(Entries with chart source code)
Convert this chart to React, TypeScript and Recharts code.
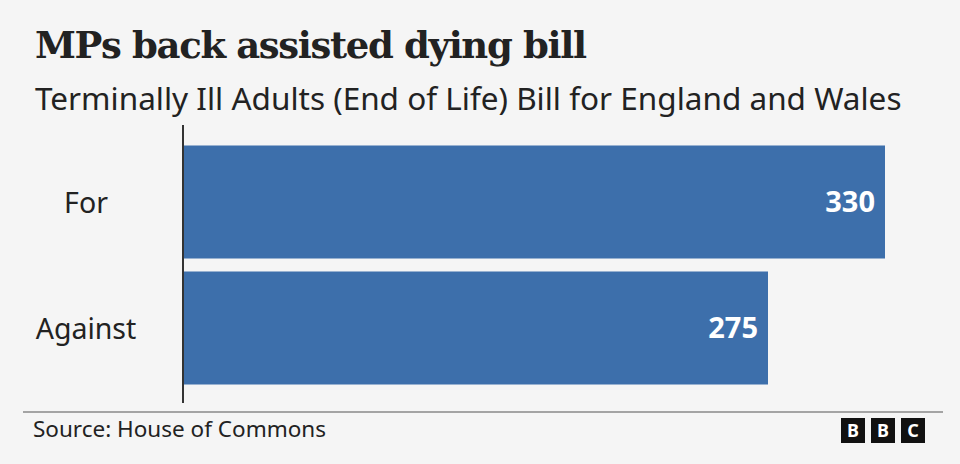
import { Bar, BarChart, LabelList, XAxis, YAxis } from "recharts";

const categories = ["For", "Against"];
const votes = [330, 275];
const data = categories.map((name, i) => ({ name, votes: votes[i] }));

const BG = "#f5f5f5";
const BLUE = "#3d6fab";
const TEXT = "#222222";
const SANS = "'Noto Sans', sans-serif";

function CategoryTick({ y, payload }: any) {
  return (
    <text x={86} y={y} textAnchor="middle" dominantBaseline="central" fill={TEXT} fontSize={28.5} fontFamily={SANS}>
      {payload.value}
    </text>
  );
}

export default function App() {
  return (
    <div style={{ position: "absolute", left: 0, top: 0, width: 960, height: 464, background: BG, overflow: "hidden" }}>
      <svg width={960} height={464} style={{ position: "absolute", left: 0, top: 0 }}>
        <text
          x={35}
          y={58}
          fontFamily="'DejaVu Serif', serif"
          fontWeight="bold"
          fontSize={37}
          letterSpacing={-1.35}
          fill={TEXT}
        >
          MPs back assisted dying bill
        </text>
        <text x={35} y={110} fontFamily={SANS} fontSize={31.5} fill={TEXT}>
          Terminally Ill Adults (End of Life) Bill for England and Wales
        </text>
        <line x1={23} x2={943} y1={412} y2={412} stroke="#888" strokeWidth={1.5} />
        <text x={33} y={437} fontFamily={SANS} fontSize={22.5} fill={TEXT}>
          Source: House of Commons
        </text>
        {["B", "B", "C"].map((l, i) => (
          <g key={i}>
            <rect x={841 + i * 30} y={418} width={24} height={25} fill="#111" />
            <text x={853 + i * 30} y={437} textAnchor="middle" fill="#fff" fontWeight="bold" fontSize={18} fontFamily={SANS}>
              {l}
            </text>
          </g>
        ))}
      </svg>
      <div style={{ position: "absolute", left: 0, top: 0 }}>
        <BarChart
          width={960}
          height={464}
          data={data}
          layout="vertical"
          margin={{ top: 125, right: 75, bottom: 61, left: 0 }}
        >
          <XAxis type="number" domain={[0, 330]} hide />
          <YAxis
            type="category"
            dataKey="name"
            width={183}
            padding={{ top: 13.5, bottom: 12.5 }}
            axisLine={{ stroke: "#333", strokeWidth: 2 }}
            tickLine={false}
            tick={<CategoryTick />}
          />
          <Bar dataKey="votes" fill={BLUE} barSize={113} isAnimationActive={false}>
            <LabelList
              dataKey="votes"
              position="insideRight"
              offset={10}
              fill="#fff"
              fontSize={29}
              fontWeight="bold"
              fontFamily={SANS}
            />
          </Bar>
        </BarChart>
      </div>
    </div>
  );
}
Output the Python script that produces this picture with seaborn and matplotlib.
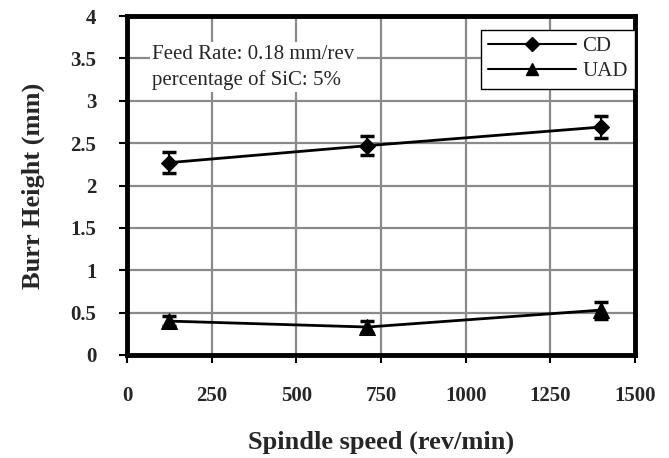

» **THE PROBLEM**
Set down the records in full and exactly. Do not carry over any image.

» **EXERCISE ANSWER**
Convert this chart to React, TypeScript and Recharts code.
import { Bar, BarChart, LabelList, XAxis, YAxis } from "recharts";

const categories = ["For", "Against"];
const votes = [330, 275];
const data = categories.map((name, i) => ({ name, votes: votes[i] }));

const BG = "#f5f5f5";
const BLUE = "#3d6fab";
const TEXT = "#222222";
const SANS = "'Noto Sans', sans-serif";

function CategoryTick({ y, payload }: any) {
  return (
    <text x={86} y={y} textAnchor="middle" dominantBaseline="central" fill={TEXT} fontSize={28.5} fontFamily={SANS}>
      {payload.value}
    </text>
  );
}

export default function App() {
  return (
    <div style={{ position: "absolute", left: 0, top: 0, width: 960, height: 464, background: BG, overflow: "hidden" }}>
      <svg width={960} height={464} style={{ position: "absolute", left: 0, top: 0 }}>
        <text
          x={35}
          y={58}
          fontFamily="'DejaVu Serif', serif"
          fontWeight="bold"
          fontSize={37}
          letterSpacing={-1.35}
          fill={TEXT}
        >
          MPs back assisted dying bill
        </text>
        <text x={35} y={110} fontFamily={SANS} fontSize={31.5} fill={TEXT}>
          Terminally Ill Adults (End of Life) Bill for England and Wales
        </text>
        <line x1={23} x2={943} y1={412} y2={412} stroke="#888" strokeWidth={1.5} />
        <text x={33} y={437} fontFamily={SANS} fontSize={22.5} fill={TEXT}>
          Source: House of Commons
        </text>
        {["B", "B", "C"].map((l, i) => (
          <g key={i}>
            <rect x={841 + i * 30} y={418} width={24} height={25} fill="#111" />
            <text x={853 + i * 30} y={437} textAnchor="middle" fill="#fff" fontWeight="bold" fontSize={18} fontFamily={SANS}>
              {l}
            </text>
          </g>
        ))}
      </svg>
      <div style={{ position: "absolute", left: 0, top: 0 }}>
        <BarChart
          width={960}
          height={464}
          data={data}
          layout="vertical"
          margin={{ top: 125, right: 75, bottom: 61, left: 0 }}
        >
          <XAxis type="number" domain={[0, 330]} hide />
          <YAxis
            type="category"
            dataKey="name"
            width={183}
            padding={{ top: 13.5, bottom: 12.5 }}
            axisLine={{ stroke: "#333", strokeWidth: 2 }}
            tickLine={false}
            tick={<CategoryTick />}
          />
          <Bar dataKey="votes" fill={BLUE} barSize={113} isAnimationActive={false}>
            <LabelList
              dataKey="votes"
              position="insideRight"
              offset={10}
              fill="#fff"
              fontSize={29}
              fontWeight="bold"
              fontFamily={SANS}
            />
          </Bar>
        </BarChart>
      </div>
    </div>
  );
}
Output the Python script that produces this picture with seaborn and matplotlib.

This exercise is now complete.